Characters in Metaphor are also largely defined by the circumstances they inherent, like their class or racial circumstances and the lack of any kind of queer identity in Metaphor betrays a misunderstanding of the real world political dynamics that inform the game. Bad actors in positions of power don’t just stoke tensions between distinct groups, they actively invent in-group, out-group mentalities to avoid consequences for the harm they’re causing. Across the world, people in positions of power are trying to legislate and adjudicate trans people out of existence, and in the process scapegoat them into being responsible for the societal frustrations that should be attributed to those in power; which comes on the heels of failed campaigns of a similar nature against the broader LGBTQIA+ spectrum. These crusades against trans and queer people are entirely manufactured; as folks with non-cishet identities have appeared in all parts of the world throughout all of history, there’s no historical conflict or difference in culture that can be used to exacerbate tensions against this group.
It’s honestly immersion breaking that there aren’t any overtly queer characters or themes in Metaphor, because that identity and coalition is so commonplace in the real world activism that the game grounds itself in. Queerness has historically been ascribed to racially marginalized groups as a means to other them, as noted in Tân Hoàng Nguyen’s A View from the Bottom, which explores how Asian men have been repeatedly ascribed feminine and asexual characteristics in Western media. Queerness and racial marginalization have also regularly overlapped in history, with the person who coined the phrase “drag queen” being former slave and gay resistance leader William Dorsey Swann. There doesn’t need to be any kind of justification for bigotry for those in power to use it to divide people, and Metaphor’s focus on racial divisions with a fictional history that justifies some of that animosity obscures how senseless and artificial these supposed conflicts are.
If I’m being charitable to ATLUS, the lack of queer folks in Metaphor: ReFantazio could be interpreted as the company listening to their audience’s criticisms of their handling of queer characters. After all, if ATLUS can’t write queer characters authoritatively and respectfully, then discluding queer characters and themes from their works is the progressive thing to do, right? The answer to that question is technically “yes, ” but only if you’re okay with living in compromise. If ATLUS actually wanted to do better by the sizable queer section of its audience, it would staff up with writers who share that identity and can include better versions of these characters and themes in their games.
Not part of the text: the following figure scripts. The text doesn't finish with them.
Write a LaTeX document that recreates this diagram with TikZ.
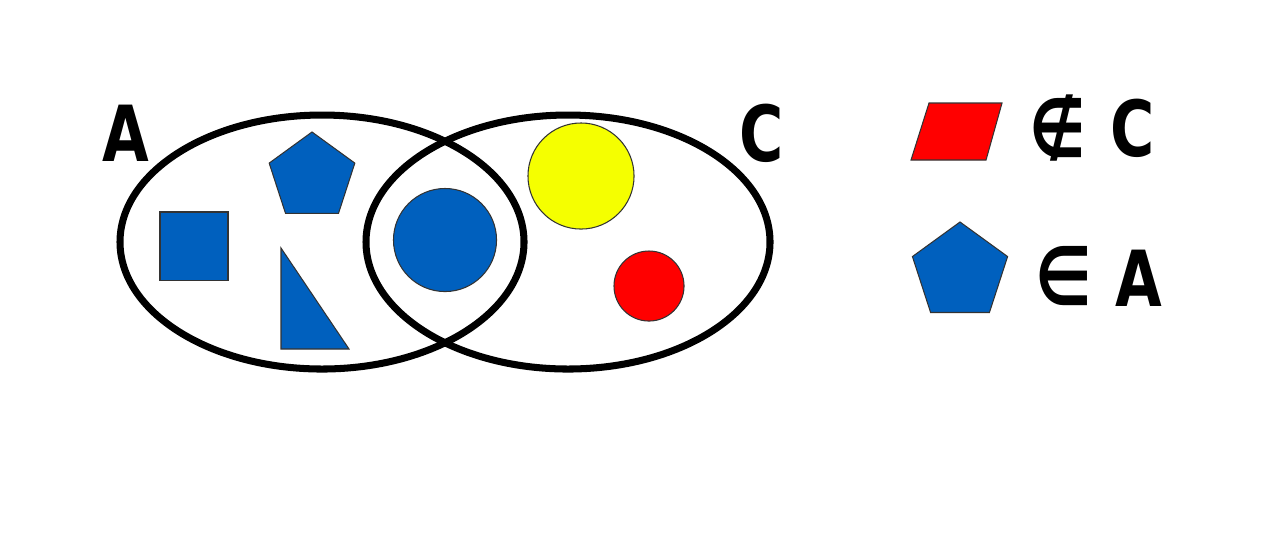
\documentclass[tikz,border=0pt]{standalone}
\usepackage{fontspec}
\setmainfont{DejaVu Sans}
\newfontfamily\narrowfont[FakeStretch=0.78]{DejaVu Sans}
\usepackage{xcolor}
\usetikzlibrary{shapes.geometric,positioning}

\definecolor{shapeblue}{RGB}{0,96,190}
\definecolor{shapeyellow}{RGB}{245,255,0}
\definecolor{shapered}{RGB}{255,0,0}

\begin{document}
\begin{tikzpicture}[
    x=0.01cm, y=-0.01cm,
    setline/.style={line width=2pt, black},
    piece/.style={draw=black!80, line width=0.3pt, inner sep=0pt},
    blob/.style={piece, circle},
    penta/.style={piece, regular polygon, regular polygon sides=5, fill=shapeblue},
    setname/.style={font=\fontsize{22}{26}\narrowfont\bfseries, inner sep=0pt},
    relsym/.style={font=\fontsize{23}{28}\narrowfont\bfseries, inner sep=0pt}
]
\useasboundingbox (0,0) rectangle (1280,547);

% Sets A and C
\draw[setline] (322,242) ellipse [x radius=202, y radius=127];
\draw[setline] (568,242) ellipse [x radius=202, y radius=127];
\node[setname] (nameA) at (126,133) {A};
\node[setname] (nameC) at (762,133) {C};

% Elements of A
\node[piece, fill=shapeblue, minimum size=0.68cm] (square) at (194,246) {};
\node[penta, minimum size=0.9cm] (pentagon) at (312,177) {};
\draw[piece, fill=shapeblue] (281,248) -- (281,349) -- (349,349) -- cycle;

% Common element
\node[blob, fill=shapeblue, minimum size=1.03cm] (bluedot) at (445,240) {};

% Elements of C
\node[blob, fill=shapeyellow, minimum size=1.06cm] (yellowdot) at (581,176) {};
\node[blob, fill=shapered, minimum size=0.7cm] (reddot) at (649,286) {};

% Legend
\draw[piece, fill=shapered] (911,160) -- (986,160) -- (1002,103) -- (929,103) -- cycle;
\node[relsym] (notin) at (1058,128) {∉};
\node[setname] (legC) at (1133,128) {C};
\node[penta, minimum size=1.0cm] (legpenta) at (960,272) {};
\node[relsym] (isin) at (1064,276) {∈};
\node[setname] (legA) at (1139,278) {A};

\end{tikzpicture}
\end{document}
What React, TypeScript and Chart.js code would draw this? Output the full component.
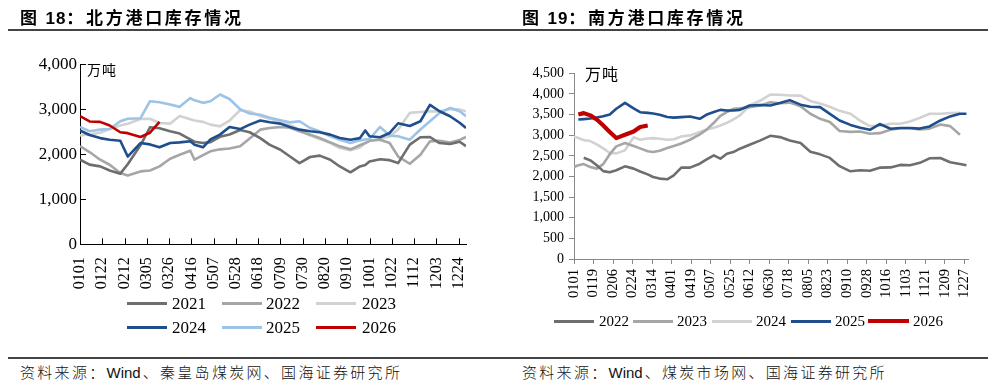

I really respect Metaphor’s anti-authoritian politics and how open the title is with its real-world influences; and I’m very curious to see what director Katsura Hashino and the rest of the Studio Zero development team create next. However, Metaphor doesn’t have the queer energy and attitude that’s made many of ATLUS’ games so appealing to so many. I would much rather see the company occasionally stumble while trying to improve their queer representation than throw that element of their work out entirely.